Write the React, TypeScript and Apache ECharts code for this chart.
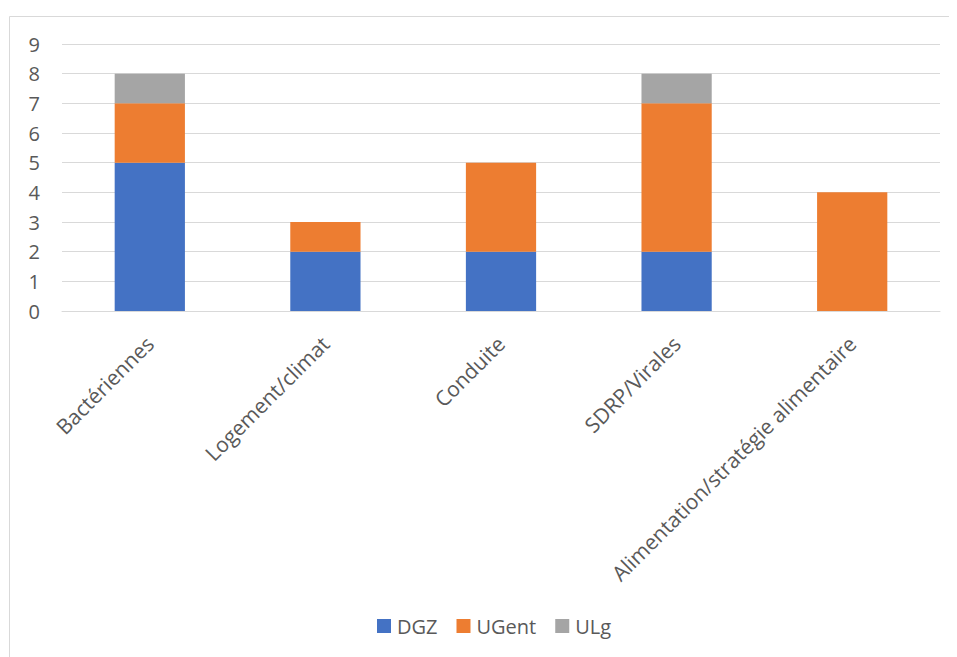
import React, { useEffect, useRef } from "react";
import * as echarts from "echarts";

const categories = [
  "Bactériennes",
  "Logement/climat",
  "Conduite",
  "SDRP/Virales",
  "Alimentation/stratégie alimentaire",
];
const dgz = [5, 2, 2, 2, 0];
const ugent = [2, 1, 3, 5, 4];
const ulg = [1, 0, 0, 1, 0];

const FONT = "'Open Sans', sans-serif";
const TXT = "#595959";

export default function App() {
  const ref = useRef<HTMLDivElement>(null);
  useEffect(() => {
    if (!ref.current) return;
    const chart = echarts.init(ref.current, undefined, { renderer: "svg" });
    const mk = (name: string, data: number[], color: string) => ({
      name,
      type: "bar",
      stack: "total",
      data,
      barWidth: "40%",
      itemStyle: { color },
      emphasis: { disabled: true },
    });
    chart.setOption({
      animation: false,
      backgroundColor: "#ffffff",
      textStyle: { fontFamily: FONT },
      graphic: [
        {
          type: "rect",
          silent: true,
          shape: { x: 1.5, y: 8.5, width: 2000, height: 2000 },
          style: { fill: "none", stroke: "#d9d9d9", lineWidth: 1 },
        },
      ],
      grid: { left: 54, right: 17, top: 36, bottom: 346 },
      legend: {
        top: 603,
        left: 364,
        itemWidth: 14,
        itemHeight: 14,
        itemGap: 19,
        icon: "rect",
        textStyle: { fontFamily: FONT, fontSize: 20, color: TXT, padding: [0, 0, 0, 1] },
        data: ["DGZ", "UGent", "ULg"],
      },
      xAxis: {
        type: "category",
        data: categories,
        axisTick: { show: false },
        axisLine: { lineStyle: { color: "#d9d9d9", width: 1 } },
        axisLabel: {
          rotate: 45,
          interval: 0,
          margin: 29,
          fontFamily: FONT,
          fontSize: 21,
          color: TXT,
        },
      },
      yAxis: {
        type: "value",
        min: 0,
        max: 9,
        interval: 1,
        axisLine: { show: false },
        axisTick: { show: false },
        splitLine: { lineStyle: { color: "#d9d9d9", width: 1 } },
        axisLabel: { margin: 22, fontFamily: FONT, fontSize: 20, color: TXT },
      },
      series: [
        mk("DGZ", dgz, "#4472C4"),
        mk("UGent", ugent, "#ED7D31"),
        mk("ULg", ulg, "#A5A5A5"),
      ],
    });
    return () => chart.dispose();
  }, []);
  return <div ref={ref} style={{ width: 949, height: 649 }} />;
}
::::
To do:
Print the listing above in full, exactly as written. Omit any pictures.

Answer for the task:
Write the React, TypeScript and Apache ECharts code for this chart.
import React, { useEffect, useRef } from "react";
import * as echarts from "echarts";

const categories = [
  "Bactériennes",
  "Logement/climat",
  "Conduite",
  "SDRP/Virales",
  "Alimentation/stratégie alimentaire",
];
const dgz = [5, 2, 2, 2, 0];
const ugent = [2, 1, 3, 5, 4];
const ulg = [1, 0, 0, 1, 0];

const FONT = "'Open Sans', sans-serif";
const TXT = "#595959";

export default function App() {
  const ref = useRef<HTMLDivElement>(null);
  useEffect(() => {
    if (!ref.current) return;
    const chart = echarts.init(ref.current, undefined, { renderer: "svg" });
    const mk = (name: string, data: number[], color: string) => ({
      name,
      type: "bar",
      stack: "total",
      data,
      barWidth: "40%",
      itemStyle: { color },
      emphasis: { disabled: true },
    });
    chart.setOption({
      animation: false,
      backgroundColor: "#ffffff",
      textStyle: { fontFamily: FONT },
      graphic: [
        {
          type: "rect",
          silent: true,
          shape: { x: 1.5, y: 8.5, width: 2000, height: 2000 },
          style: { fill: "none", stroke: "#d9d9d9", lineWidth: 1 },
        },
      ],
      grid: { left: 54, right: 17, top: 36, bottom: 346 },
      legend: {
        top: 603,
        left: 364,
        itemWidth: 14,
        itemHeight: 14,
        itemGap: 19,
        icon: "rect",
        textStyle: { fontFamily: FONT, fontSize: 20, color: TXT, padding: [0, 0, 0, 1] },
        data: ["DGZ", "UGent", "ULg"],
      },
      xAxis: {
        type: "category",
        data: categories,
        axisTick: { show: false },
        axisLine: { lineStyle: { color: "#d9d9d9", width: 1 } },
        axisLabel: {
          rotate: 45,
          interval: 0,
          margin: 29,
          fontFamily: FONT,
          fontSize: 21,
          color: TXT,
        },
      },
      yAxis: {
        type: "value",
        min: 0,
        max: 9,
        interval: 1,
        axisLine: { show: false },
        axisTick: { show: false },
        splitLine: { lineStyle: { color: "#d9d9d9", width: 1 } },
        axisLabel: { margin: 22, fontFamily: FONT, fontSize: 20, color: TXT },
      },
      series: [
        mk("DGZ", dgz, "#4472C4"),
        mk("UGent", ugent, "#ED7D31"),
        mk("ULg", ulg, "#A5A5A5"),
      ],
    });
    return () => chart.dispose();
  }, []);
  return <div ref={ref} style={{ width: 949, height: 649 }} />;
}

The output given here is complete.